[Work to complete]:
All of the lines below are to be transcribed faithfully, with pictures excluded from the copy.

# Source data start

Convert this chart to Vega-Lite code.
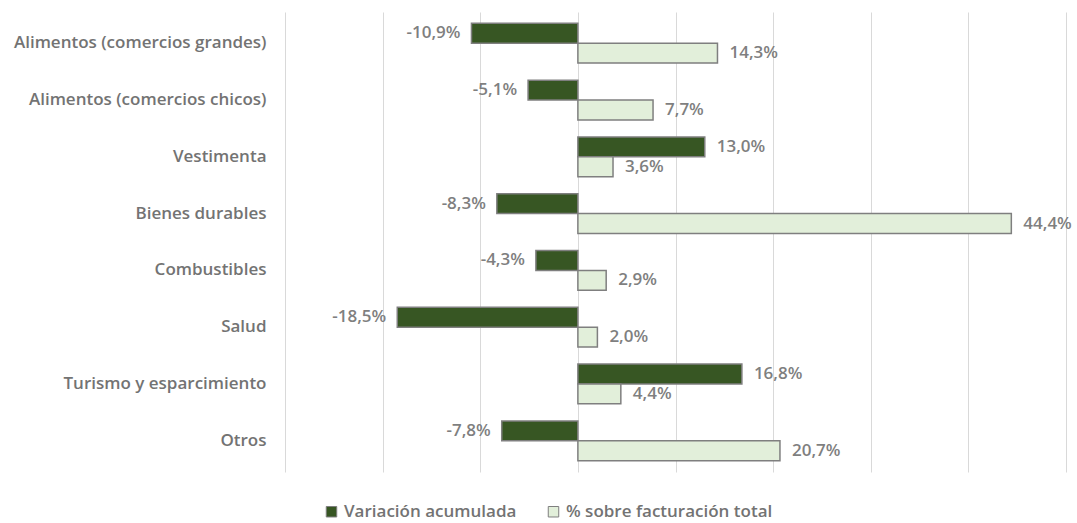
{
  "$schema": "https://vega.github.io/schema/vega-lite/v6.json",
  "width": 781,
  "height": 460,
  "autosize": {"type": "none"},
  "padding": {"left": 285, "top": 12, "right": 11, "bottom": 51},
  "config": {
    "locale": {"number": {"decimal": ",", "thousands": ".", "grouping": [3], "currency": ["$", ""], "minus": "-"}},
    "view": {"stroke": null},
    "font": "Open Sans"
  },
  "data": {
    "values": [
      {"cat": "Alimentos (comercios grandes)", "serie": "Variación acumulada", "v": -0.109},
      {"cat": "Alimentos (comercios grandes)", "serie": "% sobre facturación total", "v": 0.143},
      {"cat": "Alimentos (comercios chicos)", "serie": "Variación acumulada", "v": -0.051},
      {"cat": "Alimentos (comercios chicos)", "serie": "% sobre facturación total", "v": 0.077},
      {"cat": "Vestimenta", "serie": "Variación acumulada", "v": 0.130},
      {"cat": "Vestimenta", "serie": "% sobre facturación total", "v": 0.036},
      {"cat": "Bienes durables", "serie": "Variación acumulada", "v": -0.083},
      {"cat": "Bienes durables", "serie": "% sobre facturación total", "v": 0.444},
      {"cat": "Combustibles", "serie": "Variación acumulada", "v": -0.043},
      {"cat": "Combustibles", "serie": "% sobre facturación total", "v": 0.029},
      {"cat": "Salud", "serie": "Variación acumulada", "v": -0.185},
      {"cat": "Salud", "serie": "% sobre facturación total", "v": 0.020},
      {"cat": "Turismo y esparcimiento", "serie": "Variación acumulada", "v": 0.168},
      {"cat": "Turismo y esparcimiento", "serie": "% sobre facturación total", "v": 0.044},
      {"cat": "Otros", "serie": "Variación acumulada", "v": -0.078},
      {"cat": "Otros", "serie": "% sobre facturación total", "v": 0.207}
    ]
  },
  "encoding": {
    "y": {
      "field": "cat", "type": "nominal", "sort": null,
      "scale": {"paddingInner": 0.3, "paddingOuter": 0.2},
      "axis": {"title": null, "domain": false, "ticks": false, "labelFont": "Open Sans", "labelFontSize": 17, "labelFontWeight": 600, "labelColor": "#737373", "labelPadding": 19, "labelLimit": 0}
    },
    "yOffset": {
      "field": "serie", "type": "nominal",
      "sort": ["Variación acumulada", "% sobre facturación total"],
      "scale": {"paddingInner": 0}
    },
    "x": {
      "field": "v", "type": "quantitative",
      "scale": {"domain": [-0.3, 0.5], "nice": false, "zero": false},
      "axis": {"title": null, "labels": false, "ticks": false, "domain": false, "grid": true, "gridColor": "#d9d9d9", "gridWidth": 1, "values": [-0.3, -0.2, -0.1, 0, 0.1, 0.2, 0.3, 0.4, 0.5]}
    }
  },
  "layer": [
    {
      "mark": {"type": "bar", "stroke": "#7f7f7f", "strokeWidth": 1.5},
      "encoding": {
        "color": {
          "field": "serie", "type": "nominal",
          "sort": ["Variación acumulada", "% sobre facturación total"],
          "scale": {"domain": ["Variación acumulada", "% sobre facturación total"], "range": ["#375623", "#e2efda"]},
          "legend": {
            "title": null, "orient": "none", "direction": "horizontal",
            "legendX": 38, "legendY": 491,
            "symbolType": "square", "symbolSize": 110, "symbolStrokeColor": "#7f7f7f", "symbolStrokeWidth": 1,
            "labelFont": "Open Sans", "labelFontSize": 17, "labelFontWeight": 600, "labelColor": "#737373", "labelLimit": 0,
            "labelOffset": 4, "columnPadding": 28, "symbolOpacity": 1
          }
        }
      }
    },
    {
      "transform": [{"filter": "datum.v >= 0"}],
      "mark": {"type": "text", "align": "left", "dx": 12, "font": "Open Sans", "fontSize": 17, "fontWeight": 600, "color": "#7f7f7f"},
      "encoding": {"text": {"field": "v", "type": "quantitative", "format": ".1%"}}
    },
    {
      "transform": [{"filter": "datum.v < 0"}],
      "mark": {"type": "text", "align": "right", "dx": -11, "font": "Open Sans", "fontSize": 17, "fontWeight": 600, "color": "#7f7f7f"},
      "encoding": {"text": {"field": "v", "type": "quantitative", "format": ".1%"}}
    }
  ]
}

# Source data end

[Output for this task]:
Convert this chart to Vega-Lite code.
{
  "$schema": "https://vega.github.io/schema/vega-lite/v6.json",
  "width": 781,
  "height": 460,
  "autosize": {"type": "none"},
  "padding": {"left": 285, "top": 12, "right": 11, "bottom": 51},
  "config": {
    "locale": {"number": {"decimal": ",", "thousands": ".", "grouping": [3], "currency": ["$", ""], "minus": "-"}},
    "view": {"stroke": null},
    "font": "Open Sans"
  },
  "data": {
    "values": [
      {"cat": "Alimentos (comercios grandes)", "serie": "Variación acumulada", "v": -0.109},
      {"cat": "Alimentos (comercios grandes)", "serie": "% sobre facturación total", "v": 0.143},
      {"cat": "Alimentos (comercios chicos)", "serie": "Variación acumulada", "v": -0.051},
      {"cat": "Alimentos (comercios chicos)", "serie": "% sobre facturación total", "v": 0.077},
      {"cat": "Vestimenta", "serie": "Variación acumulada", "v": 0.130},
      {"cat": "Vestimenta", "serie": "% sobre facturación total", "v": 0.036},
      {"cat": "Bienes durables", "serie": "Variación acumulada", "v": -0.083},
      {"cat": "Bienes durables", "serie": "% sobre facturación total", "v": 0.444},
      {"cat": "Combustibles", "serie": "Variación acumulada", "v": -0.043},
      {"cat": "Combustibles", "serie": "% sobre facturación total", "v": 0.029},
      {"cat": "Salud", "serie": "Variación acumulada", "v": -0.185},
      {"cat": "Salud", "serie": "% sobre facturación total", "v": 0.020},
      {"cat": "Turismo y esparcimiento", "serie": "Variación acumulada", "v": 0.168},
      {"cat": "Turismo y esparcimiento", "serie": "% sobre facturación total", "v": 0.044},
      {"cat": "Otros", "serie": "Variación acumulada", "v": -0.078},
      {"cat": "Otros", "serie": "% sobre facturación total", "v": 0.207}
    ]
  },
  "encoding": {
    "y": {
      "field": "cat", "type": "nominal", "sort": null,
      "scale": {"paddingInner": 0.3, "paddingOuter": 0.2},
      "axis": {"title": null, "domain": false, "ticks": false, "labelFont": "Open Sans", "labelFontSize": 17, "labelFontWeight": 600, "labelColor": "#737373", "labelPadding": 19, "labelLimit": 0}
    },
    "yOffset": {
      "field": "serie", "type": "nominal",
      "sort": ["Variación acumulada", "% sobre facturación total"],
      "scale": {"paddingInner": 0}
    },
    "x": {
      "field": "v", "type": "quantitative",
      "scale": {"domain": [-0.3, 0.5], "nice": false, "zero": false},
      "axis": {"title": null, "labels": false, "ticks": false, "domain": false, "grid": true, "gridColor": "#d9d9d9", "gridWidth": 1, "values": [-0.3, -0.2, -0.1, 0, 0.1, 0.2, 0.3, 0.4, 0.5]}
    }
  },
  "layer": [
    {
      "mark": {"type": "bar", "stroke": "#7f7f7f", "strokeWidth": 1.5},
      "encoding": {
        "color": {
          "field": "serie", "type": "nominal",
          "sort": ["Variación acumulada", "% sobre facturación total"],
          "scale": {"domain": ["Variación acumulada", "% sobre facturación total"], "range": ["#375623", "#e2efda"]},
          "legend": {
            "title": null, "orient": "none", "direction": "horizontal",
            "legendX": 38, "legendY": 491,
            "symbolType": "square", "symbolSize": 110, "symbolStrokeColor": "#7f7f7f", "symbolStrokeWidth": 1,
            "labelFont": "Open Sans", "labelFontSize": 17, "labelFontWeight": 600, "labelColor": "#737373", "labelLimit": 0,
            "labelOffset": 4, "columnPadding": 28, "symbolOpacity": 1
          }
        }
      }
    },
    {
      "transform": [{"filter": "datum.v >= 0"}],
      "mark": {"type": "text", "align": "left", "dx": 12, "font": "Open Sans", "fontSize": 17, "fontWeight": 600, "color": "#7f7f7f"},
      "encoding": {"text": {"field": "v", "type": "quantitative", "format": ".1%"}}
    },
    {
      "transform": [{"filter": "datum.v < 0"}],
      "mark": {"type": "text", "align": "right", "dx": -11, "font": "Open Sans", "fontSize": 17, "fontWeight": 600, "color": "#7f7f7f"},
      "encoding": {"text": {"field": "v", "type": "quantitative", "format": ".1%"}}
    }
  ]
}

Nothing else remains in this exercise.